The operation that started on Monday morning off the Italian coast came to a successful conclusion early on Tuesday.
Relieved salvage workers got a heroes' welcome from residents on the island of Giglio who've lived with the wreck for 20 months.
After 19 tense hours bringing the wreck upright and off the rocky ledge where it had lain, the salvage teams were celebrating.
(SOUNDBITE) (English) SALVAGE MASTER NICHOLAS SLOANE, SAYING:
"We had a plan that we thought would come together and it did. We needed a bit of luck with the weather, we had some bad weather before we started and we got some bad weather coming tomorrow but in-between you plan, you prepare and you get lucky."

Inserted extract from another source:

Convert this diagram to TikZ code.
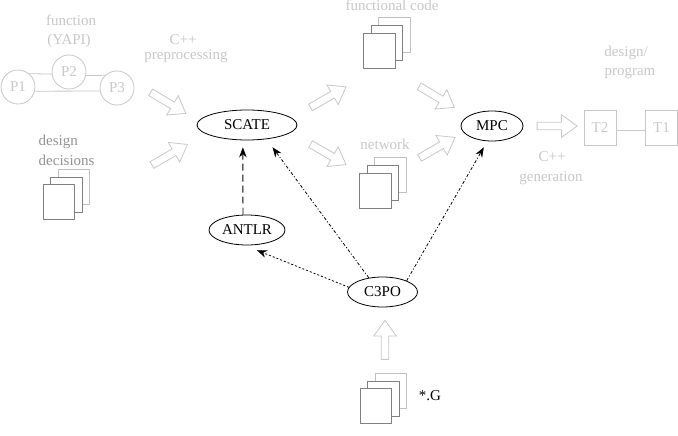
\documentclass[tikz,border=0pt]{standalone}
\usepackage{fontspec}
\setmainfont{Liberation Serif}
\usetikzlibrary{shapes.geometric,shapes.arrows,arrows.meta}
\definecolor{faint}{HTML}{C8C8C8}
\definecolor{midgray}{HTML}{808080}
\definecolor{backgray}{HTML}{C0C0C0}
\tikzset{
  lbl/.style={anchor=base,inner sep=0pt,font=\fontsize{15}{15}\selectfont},
  faintlbl/.style={lbl,text=faint},
  graylbl/.style={lbl,text=midgray!85!white},
  tool/.style={ellipse,draw=black,line width=0.8pt,fill=white,inner sep=0pt,font=\fontsize{15}{15}\selectfont},
  proc/.style={circle,draw=faint,line width=0.8pt,minimum size=34pt,inner sep=0pt,text=faint,font=\fontsize{15}{15}\selectfont},
  task/.style={rectangle,draw=faint,line width=0.8pt,minimum width=32pt,minimum height=35pt,inner sep=0pt,text=faint,font=\fontsize{15}{15}\selectfont},
  faintline/.style={draw=faint,line width=0.8pt},
  bigarrow/.style={single arrow,draw=faint,line width=0.8pt,inner sep=3.4pt,minimum height=#1,
     single arrow head extend=7.5pt,single arrow tip angle=72,font=\fontsize{1}{1}\selectfont},
  sheetfront/.style={rectangle,draw=midgray,line width=0.9pt,fill=white,anchor=north west,minimum width=31.5pt,minimum height=35pt,inner sep=0pt},
  sheetback/.style={sheetfront,draw=backgray},
  ref/.style={black,line width=0.8pt,-{Stealth[length=10pt,width=7.5pt]}},
}
\newcommand{\docstack}[3]{%
  \node[sheetback] (#1c) at (#2+15,#3-15.5) {};
  \node[sheetfront] (#1b) at (#2+7.5,#3-7.5) {};
  \node[sheetfront] (#1a) at (#2,#3) {};
}
\begin{document}
\begin{tikzpicture}[x=1pt,y=-1pt]
\useasboundingbox (0,0) rectangle (678,436);
\fill[white] (0,0) rectangle (678,436);

% process network
\node[proc] (p1) at (18,87) {P1};
\node[proc] (p2) at (69,72) {P2};
\node[proc] (p3) at (117,88) {P3};
\draw[faintline] (p1.50) -- (p2.187);
\draw[faintline] (p1.-14) -- (p3.190);
\draw[faintline] (p2.-12) -- (p3.133);
\node[faintlbl] (lf) at (71,26) {function};
\node[faintlbl] (ly) at (69,45) {(YAPI)};
\node[faintlbl] (lc) at (183,45) {C++};
\node[faintlbl] (lp) at (186,60) {preprocessing};

\node[graylbl,anchor=base west] (ld) at (38.5,145) {design};
\node[graylbl,anchor=base west] (ldd) at (38.5,165) {decisions};
\docstack{dd}{42.5}{184}

\node[faintlbl] (lfc) at (392,11) {functional code};
\docstack{fc}{363}{33}
\node[faintlbl] (ln) at (385,149) {network};
\docstack{nw}{359}{172.5}
\docstack{gg}{359.5}{388}
\node[lbl] (lg) at (430,400) {*.G};

% big arrows
\node[bigarrow=41pt,rotate=-31] (a1) at (166,101.5) {};
\node[bigarrow=41pt,rotate=30] (a2) at (167.5,156) {};
\node[bigarrow=41pt,rotate=30] (a3) at (326,98.5) {};
\node[bigarrow=41pt,rotate=-31] (a4) at (434.5,95.5) {};
\node[bigarrow=41pt,rotate=-30] (a5) at (326,153) {};
\node[bigarrow=41pt,rotate=30] (a6) at (435,149) {};
\node[bigarrow=40pt] (a7) at (554.5,126) {};
\node[bigarrow=39pt,rotate=90] (a8) at (385,342.5) {};

% tools
\node[tool,minimum width=100pt,minimum height=30pt] (scate) at (247,125) {SCATE};
\node[tool,minimum width=76pt,minimum height=30pt] (antlr) at (247,230) {ANTLR};
\node[tool,minimum width=70pt,minimum height=30pt] (c3po) at (382.5,292) {C3PO};
\node[tool,minimum width=62pt,minimum height=30pt] (mpc) at (492,126) {MPC};

% references
\draw[ref,dash pattern=on 7pt off 4pt,shorten >=7pt] (antlr.105) -- (scate.-105);
\draw[ref,dash pattern=on 3pt off 2pt on 1pt off 2pt,shorten >=10pt] (c3po.134) -- (scate.-36);
\draw[ref,dash pattern=on 2pt off 2pt,shorten >=13pt] (c3po.172) -- (antlr.-98);
\draw[ref,dash pattern=on 3pt off 2pt on 1pt off 2pt,shorten >=7pt] (c3po.25) -- (mpc.-107);

% target
\node[faintlbl] (ldp) at (626,57) {design/};
\node[faintlbl] (lpr) at (630,76) {program};
\node[task] (t2) at (600,127.5) {T2};
\node[task] (t1) at (661.5,127.5) {T1};
\draw[faintline] (t2.-9) -- (t1.189);
\node[faintlbl] (lc2) at (552,161) {C++};
\node[faintlbl] (lgen) at (551,181) {generation};
\end{tikzpicture}
\end{document}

This is how one of the costliest and most complicated maritime salvage operations in history came about.
A series of huge jacks pulling on cables attached to the hull slowly haul the wreck upright.
Giant tanks fitted to the other side are filled with water as the wreck moves.
Their weight helps finish the righting of the Costa Concordia for the next phase of the operation.
Despite the cost of more than $800 million so far it'll be a while before the islanders of Giglio can wave good-bye to the eyesore on their doorstep.
The wreck will stay in place for several more months until it's stabilised and refloated.
Finally it'll be towed away for scrap.